### Written request
Omit all images, then repeat exactly the lines below from the one containing "Convert this chart to Plotly code." through the one containing "import plotly.graph_objects as go", both ends included.

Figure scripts
_ _ _ _
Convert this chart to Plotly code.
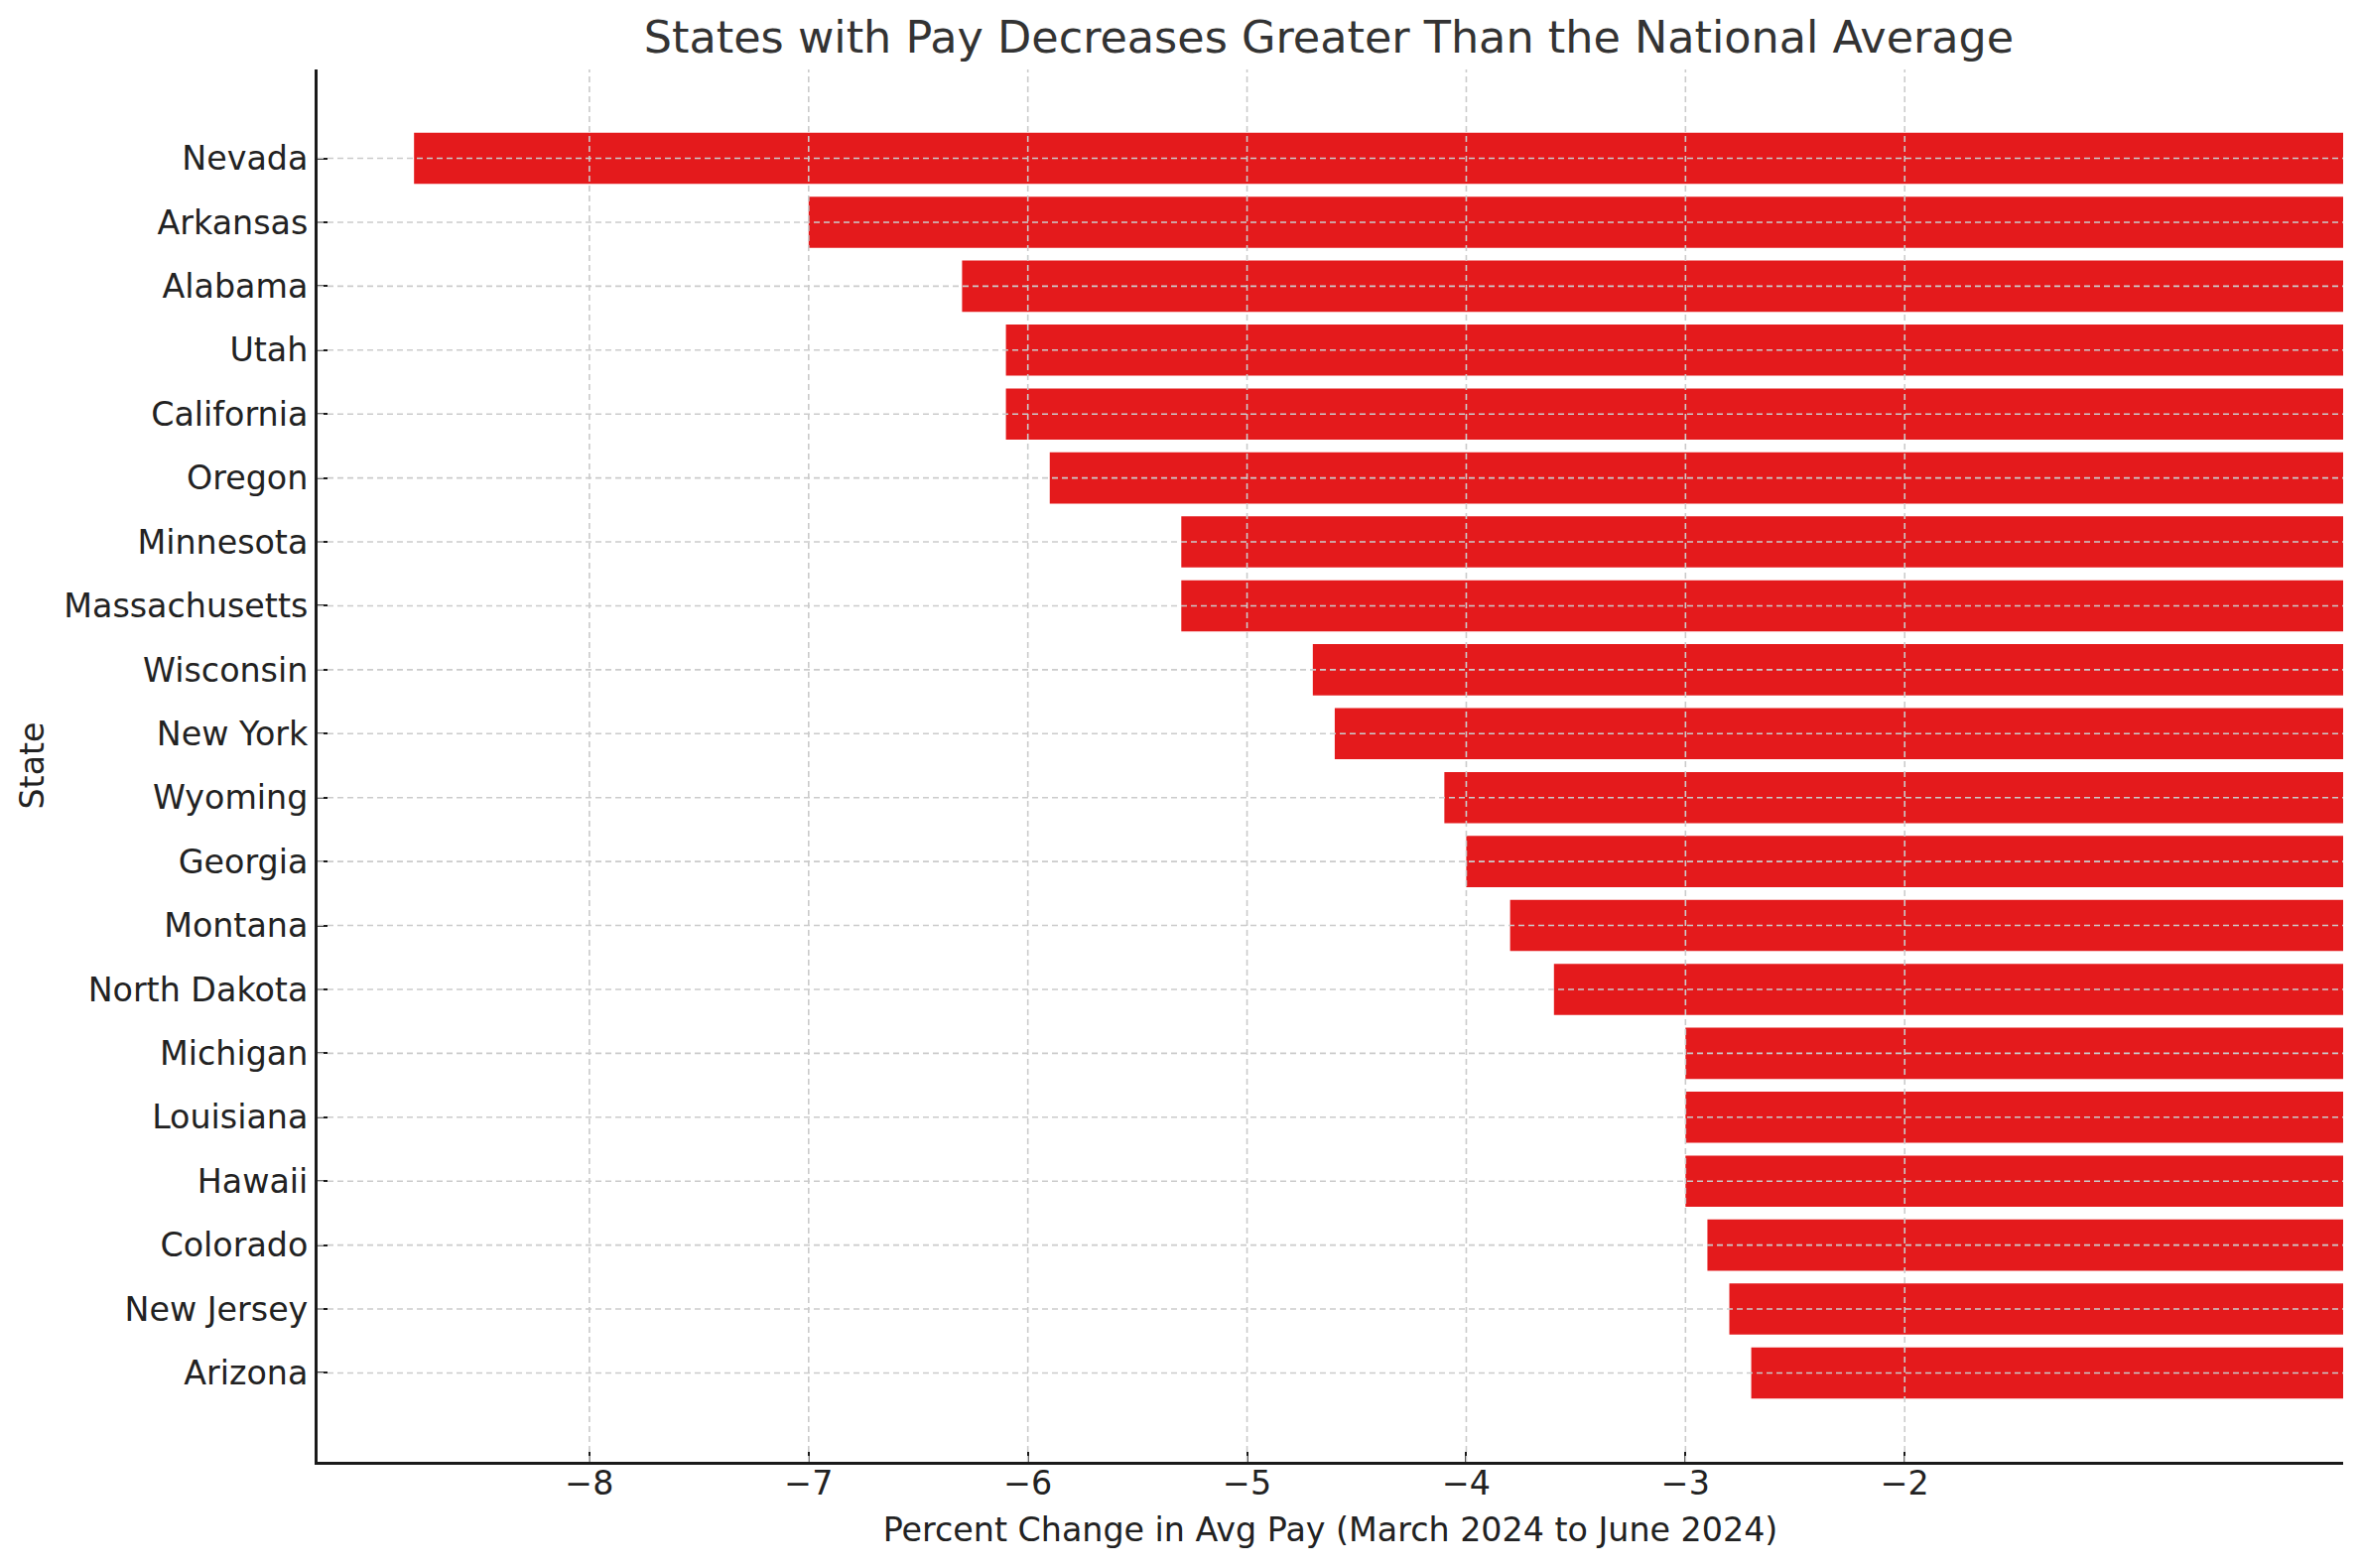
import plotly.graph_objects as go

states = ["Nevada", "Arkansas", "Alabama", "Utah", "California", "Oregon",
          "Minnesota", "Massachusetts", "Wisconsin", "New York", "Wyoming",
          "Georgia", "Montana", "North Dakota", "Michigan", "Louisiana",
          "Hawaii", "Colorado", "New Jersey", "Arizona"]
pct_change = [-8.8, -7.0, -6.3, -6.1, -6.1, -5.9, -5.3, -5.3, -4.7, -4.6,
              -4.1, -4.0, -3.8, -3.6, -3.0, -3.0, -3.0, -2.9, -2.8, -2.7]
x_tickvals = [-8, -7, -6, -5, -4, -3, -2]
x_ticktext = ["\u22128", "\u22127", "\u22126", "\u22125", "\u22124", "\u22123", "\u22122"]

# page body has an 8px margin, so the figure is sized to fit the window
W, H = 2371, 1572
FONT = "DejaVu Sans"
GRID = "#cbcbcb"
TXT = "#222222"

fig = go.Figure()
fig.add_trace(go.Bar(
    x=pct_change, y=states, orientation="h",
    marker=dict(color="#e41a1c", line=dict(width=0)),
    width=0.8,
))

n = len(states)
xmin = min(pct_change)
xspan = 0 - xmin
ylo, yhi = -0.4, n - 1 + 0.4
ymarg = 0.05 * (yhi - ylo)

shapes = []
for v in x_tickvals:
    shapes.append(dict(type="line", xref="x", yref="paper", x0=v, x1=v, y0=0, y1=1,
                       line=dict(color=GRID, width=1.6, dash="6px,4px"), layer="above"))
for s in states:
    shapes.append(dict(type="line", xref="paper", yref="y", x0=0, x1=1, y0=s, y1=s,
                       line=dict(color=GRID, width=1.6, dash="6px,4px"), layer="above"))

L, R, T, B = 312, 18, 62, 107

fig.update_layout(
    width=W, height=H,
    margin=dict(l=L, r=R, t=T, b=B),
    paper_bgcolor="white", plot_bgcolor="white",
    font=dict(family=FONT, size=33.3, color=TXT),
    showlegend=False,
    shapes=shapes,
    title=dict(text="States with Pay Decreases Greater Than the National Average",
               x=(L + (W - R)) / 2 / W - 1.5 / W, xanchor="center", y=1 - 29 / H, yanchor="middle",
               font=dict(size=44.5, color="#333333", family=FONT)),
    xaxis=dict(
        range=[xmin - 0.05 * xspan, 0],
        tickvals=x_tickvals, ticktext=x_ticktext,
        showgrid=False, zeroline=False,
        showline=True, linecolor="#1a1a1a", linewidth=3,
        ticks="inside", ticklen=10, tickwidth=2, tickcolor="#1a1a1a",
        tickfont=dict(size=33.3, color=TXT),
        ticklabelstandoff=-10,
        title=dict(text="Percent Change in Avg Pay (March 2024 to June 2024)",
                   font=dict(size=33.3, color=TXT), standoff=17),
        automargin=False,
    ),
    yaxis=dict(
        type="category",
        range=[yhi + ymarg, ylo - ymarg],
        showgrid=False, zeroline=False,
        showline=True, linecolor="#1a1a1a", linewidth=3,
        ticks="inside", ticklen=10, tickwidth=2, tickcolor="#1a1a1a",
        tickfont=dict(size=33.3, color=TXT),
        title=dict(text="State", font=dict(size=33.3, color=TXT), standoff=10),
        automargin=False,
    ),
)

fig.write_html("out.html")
_ _ _ _
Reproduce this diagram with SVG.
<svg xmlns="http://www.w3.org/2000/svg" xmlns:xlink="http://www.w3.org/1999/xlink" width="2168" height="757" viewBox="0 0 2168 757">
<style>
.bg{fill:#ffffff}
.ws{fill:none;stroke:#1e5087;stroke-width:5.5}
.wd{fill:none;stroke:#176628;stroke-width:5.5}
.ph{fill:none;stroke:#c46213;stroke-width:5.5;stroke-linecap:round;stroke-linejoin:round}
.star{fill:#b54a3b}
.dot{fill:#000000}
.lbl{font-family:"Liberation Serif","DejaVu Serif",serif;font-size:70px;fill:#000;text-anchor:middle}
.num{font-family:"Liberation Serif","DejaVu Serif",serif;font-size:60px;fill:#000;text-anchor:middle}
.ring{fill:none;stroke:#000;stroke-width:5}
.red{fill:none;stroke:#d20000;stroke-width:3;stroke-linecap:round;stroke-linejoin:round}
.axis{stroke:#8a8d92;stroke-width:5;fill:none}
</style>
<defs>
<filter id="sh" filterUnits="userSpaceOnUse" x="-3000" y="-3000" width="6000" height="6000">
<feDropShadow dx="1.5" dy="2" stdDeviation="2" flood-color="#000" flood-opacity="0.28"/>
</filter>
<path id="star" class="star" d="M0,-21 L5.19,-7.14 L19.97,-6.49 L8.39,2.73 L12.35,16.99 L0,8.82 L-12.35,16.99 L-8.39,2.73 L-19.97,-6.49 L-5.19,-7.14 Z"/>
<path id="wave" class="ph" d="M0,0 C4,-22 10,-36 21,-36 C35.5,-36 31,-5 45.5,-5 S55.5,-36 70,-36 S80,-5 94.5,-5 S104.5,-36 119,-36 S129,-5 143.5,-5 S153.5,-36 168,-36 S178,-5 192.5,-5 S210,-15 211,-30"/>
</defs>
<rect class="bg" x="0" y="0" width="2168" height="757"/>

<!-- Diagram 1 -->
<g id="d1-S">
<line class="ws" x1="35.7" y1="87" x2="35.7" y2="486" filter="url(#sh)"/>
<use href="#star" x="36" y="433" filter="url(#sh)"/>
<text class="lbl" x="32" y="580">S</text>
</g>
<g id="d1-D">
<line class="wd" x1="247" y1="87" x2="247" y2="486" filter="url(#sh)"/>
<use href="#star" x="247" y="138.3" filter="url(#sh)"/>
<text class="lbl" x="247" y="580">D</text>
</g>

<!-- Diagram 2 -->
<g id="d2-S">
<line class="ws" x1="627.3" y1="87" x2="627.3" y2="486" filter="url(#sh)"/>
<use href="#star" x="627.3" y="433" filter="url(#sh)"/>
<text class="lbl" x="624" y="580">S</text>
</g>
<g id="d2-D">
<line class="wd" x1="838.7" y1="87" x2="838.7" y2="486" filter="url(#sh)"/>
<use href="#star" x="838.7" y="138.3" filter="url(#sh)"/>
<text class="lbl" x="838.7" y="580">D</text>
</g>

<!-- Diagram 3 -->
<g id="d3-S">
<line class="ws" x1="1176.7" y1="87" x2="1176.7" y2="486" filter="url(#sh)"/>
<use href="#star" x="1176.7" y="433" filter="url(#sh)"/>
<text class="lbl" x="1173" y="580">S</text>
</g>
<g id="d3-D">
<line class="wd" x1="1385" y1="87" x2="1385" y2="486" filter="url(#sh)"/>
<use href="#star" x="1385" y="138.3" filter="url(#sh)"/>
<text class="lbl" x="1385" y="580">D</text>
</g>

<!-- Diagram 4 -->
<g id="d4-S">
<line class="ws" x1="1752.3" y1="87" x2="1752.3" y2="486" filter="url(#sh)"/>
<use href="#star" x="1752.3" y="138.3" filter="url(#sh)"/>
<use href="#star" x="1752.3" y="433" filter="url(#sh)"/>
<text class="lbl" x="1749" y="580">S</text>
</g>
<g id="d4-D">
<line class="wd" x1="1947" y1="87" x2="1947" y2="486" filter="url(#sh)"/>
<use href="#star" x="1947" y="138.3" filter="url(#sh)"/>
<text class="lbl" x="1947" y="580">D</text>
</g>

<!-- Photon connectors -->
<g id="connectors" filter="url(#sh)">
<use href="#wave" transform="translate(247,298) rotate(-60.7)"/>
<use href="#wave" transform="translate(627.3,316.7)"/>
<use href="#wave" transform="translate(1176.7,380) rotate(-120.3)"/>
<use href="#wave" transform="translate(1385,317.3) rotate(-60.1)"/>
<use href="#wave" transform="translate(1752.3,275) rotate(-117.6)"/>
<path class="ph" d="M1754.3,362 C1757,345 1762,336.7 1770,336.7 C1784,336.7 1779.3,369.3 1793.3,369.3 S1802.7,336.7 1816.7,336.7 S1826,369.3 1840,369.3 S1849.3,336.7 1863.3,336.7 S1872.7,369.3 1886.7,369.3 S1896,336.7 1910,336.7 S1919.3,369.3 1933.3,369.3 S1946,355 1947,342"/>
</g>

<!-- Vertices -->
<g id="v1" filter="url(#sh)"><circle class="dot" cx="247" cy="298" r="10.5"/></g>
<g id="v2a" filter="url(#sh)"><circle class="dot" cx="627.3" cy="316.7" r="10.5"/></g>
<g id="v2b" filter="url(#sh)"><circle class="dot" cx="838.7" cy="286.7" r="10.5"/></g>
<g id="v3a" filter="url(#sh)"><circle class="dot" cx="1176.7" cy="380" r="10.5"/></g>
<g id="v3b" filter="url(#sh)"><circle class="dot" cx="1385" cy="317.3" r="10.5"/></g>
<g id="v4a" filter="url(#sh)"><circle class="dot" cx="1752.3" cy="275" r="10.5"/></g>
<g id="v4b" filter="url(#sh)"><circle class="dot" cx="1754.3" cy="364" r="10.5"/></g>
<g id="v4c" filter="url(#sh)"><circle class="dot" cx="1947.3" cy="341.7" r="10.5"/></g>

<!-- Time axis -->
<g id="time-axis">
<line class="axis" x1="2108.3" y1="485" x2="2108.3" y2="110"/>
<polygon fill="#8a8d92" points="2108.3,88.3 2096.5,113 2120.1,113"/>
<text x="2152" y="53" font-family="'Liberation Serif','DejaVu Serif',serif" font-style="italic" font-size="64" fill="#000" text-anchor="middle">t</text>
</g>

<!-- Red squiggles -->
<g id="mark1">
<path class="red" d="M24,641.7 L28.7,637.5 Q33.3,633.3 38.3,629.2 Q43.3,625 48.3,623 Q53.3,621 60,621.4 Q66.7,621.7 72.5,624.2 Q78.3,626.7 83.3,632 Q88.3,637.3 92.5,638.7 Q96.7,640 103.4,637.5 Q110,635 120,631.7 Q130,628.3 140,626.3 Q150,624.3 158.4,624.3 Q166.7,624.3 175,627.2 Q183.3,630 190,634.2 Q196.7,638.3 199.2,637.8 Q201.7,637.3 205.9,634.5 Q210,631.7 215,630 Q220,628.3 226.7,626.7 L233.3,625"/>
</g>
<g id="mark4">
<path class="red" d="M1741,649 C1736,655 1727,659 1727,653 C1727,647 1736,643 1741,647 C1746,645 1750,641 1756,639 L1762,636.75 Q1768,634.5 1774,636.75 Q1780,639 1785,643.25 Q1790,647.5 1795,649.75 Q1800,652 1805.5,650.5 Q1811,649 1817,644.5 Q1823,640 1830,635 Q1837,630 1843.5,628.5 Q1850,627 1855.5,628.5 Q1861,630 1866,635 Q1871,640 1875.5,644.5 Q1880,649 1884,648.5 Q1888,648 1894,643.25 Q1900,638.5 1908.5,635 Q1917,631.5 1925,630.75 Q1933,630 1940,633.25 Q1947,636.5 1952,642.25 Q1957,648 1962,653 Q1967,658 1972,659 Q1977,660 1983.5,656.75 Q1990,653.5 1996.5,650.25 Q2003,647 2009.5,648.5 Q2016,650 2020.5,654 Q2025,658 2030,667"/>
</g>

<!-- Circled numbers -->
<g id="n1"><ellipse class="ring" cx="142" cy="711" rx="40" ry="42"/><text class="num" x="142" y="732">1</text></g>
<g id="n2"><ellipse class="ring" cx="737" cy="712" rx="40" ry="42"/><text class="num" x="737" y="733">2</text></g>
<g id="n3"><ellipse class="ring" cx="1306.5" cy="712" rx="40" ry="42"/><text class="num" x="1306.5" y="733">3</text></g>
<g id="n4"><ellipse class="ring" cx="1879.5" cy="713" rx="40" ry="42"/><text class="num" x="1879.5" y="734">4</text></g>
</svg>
_ _ _ _
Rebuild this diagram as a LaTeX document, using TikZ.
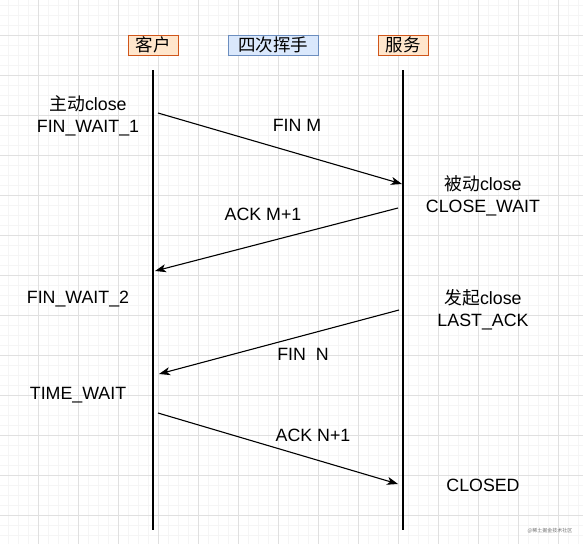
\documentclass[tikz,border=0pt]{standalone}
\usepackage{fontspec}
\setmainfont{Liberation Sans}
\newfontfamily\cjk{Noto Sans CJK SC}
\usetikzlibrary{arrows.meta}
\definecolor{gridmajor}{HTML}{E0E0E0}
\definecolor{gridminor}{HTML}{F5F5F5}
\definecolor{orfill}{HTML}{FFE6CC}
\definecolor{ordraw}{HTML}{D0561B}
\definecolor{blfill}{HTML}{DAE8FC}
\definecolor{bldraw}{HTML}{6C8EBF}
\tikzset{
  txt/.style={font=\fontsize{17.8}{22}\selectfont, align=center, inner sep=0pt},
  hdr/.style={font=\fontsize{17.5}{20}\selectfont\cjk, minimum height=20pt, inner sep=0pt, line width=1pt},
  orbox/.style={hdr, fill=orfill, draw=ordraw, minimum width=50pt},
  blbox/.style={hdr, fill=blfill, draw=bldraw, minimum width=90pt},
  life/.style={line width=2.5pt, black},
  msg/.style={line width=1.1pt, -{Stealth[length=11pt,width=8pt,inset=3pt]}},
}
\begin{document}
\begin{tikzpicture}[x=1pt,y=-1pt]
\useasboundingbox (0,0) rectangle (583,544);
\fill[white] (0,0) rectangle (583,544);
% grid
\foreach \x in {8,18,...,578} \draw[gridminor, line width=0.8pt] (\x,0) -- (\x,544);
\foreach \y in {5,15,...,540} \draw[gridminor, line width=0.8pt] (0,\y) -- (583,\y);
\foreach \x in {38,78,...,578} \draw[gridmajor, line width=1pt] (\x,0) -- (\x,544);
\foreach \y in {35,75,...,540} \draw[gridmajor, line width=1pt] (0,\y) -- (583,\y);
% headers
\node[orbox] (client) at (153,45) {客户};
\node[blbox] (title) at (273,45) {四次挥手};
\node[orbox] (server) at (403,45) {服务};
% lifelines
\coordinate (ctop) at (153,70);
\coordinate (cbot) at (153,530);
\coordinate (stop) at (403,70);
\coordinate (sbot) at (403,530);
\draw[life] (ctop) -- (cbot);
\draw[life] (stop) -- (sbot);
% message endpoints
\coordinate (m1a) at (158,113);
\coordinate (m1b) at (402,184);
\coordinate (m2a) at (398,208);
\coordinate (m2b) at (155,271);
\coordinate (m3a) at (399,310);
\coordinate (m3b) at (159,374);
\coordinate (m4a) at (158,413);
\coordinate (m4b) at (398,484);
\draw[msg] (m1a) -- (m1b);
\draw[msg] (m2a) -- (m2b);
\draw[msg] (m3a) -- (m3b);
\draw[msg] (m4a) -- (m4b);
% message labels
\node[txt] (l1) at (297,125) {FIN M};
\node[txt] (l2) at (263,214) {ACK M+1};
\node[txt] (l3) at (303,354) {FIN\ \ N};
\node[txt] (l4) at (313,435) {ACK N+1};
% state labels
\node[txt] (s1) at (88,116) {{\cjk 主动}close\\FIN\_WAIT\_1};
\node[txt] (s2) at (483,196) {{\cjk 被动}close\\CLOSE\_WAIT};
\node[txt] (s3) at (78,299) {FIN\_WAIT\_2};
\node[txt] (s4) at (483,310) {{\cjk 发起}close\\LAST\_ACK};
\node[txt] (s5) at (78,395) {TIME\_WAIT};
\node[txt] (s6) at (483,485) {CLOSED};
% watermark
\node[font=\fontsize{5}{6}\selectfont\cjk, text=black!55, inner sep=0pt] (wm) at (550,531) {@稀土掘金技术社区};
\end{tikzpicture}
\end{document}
_ _ _ _
### Answer to this task
Convert this chart to Plotly code.
import plotly.graph_objects as go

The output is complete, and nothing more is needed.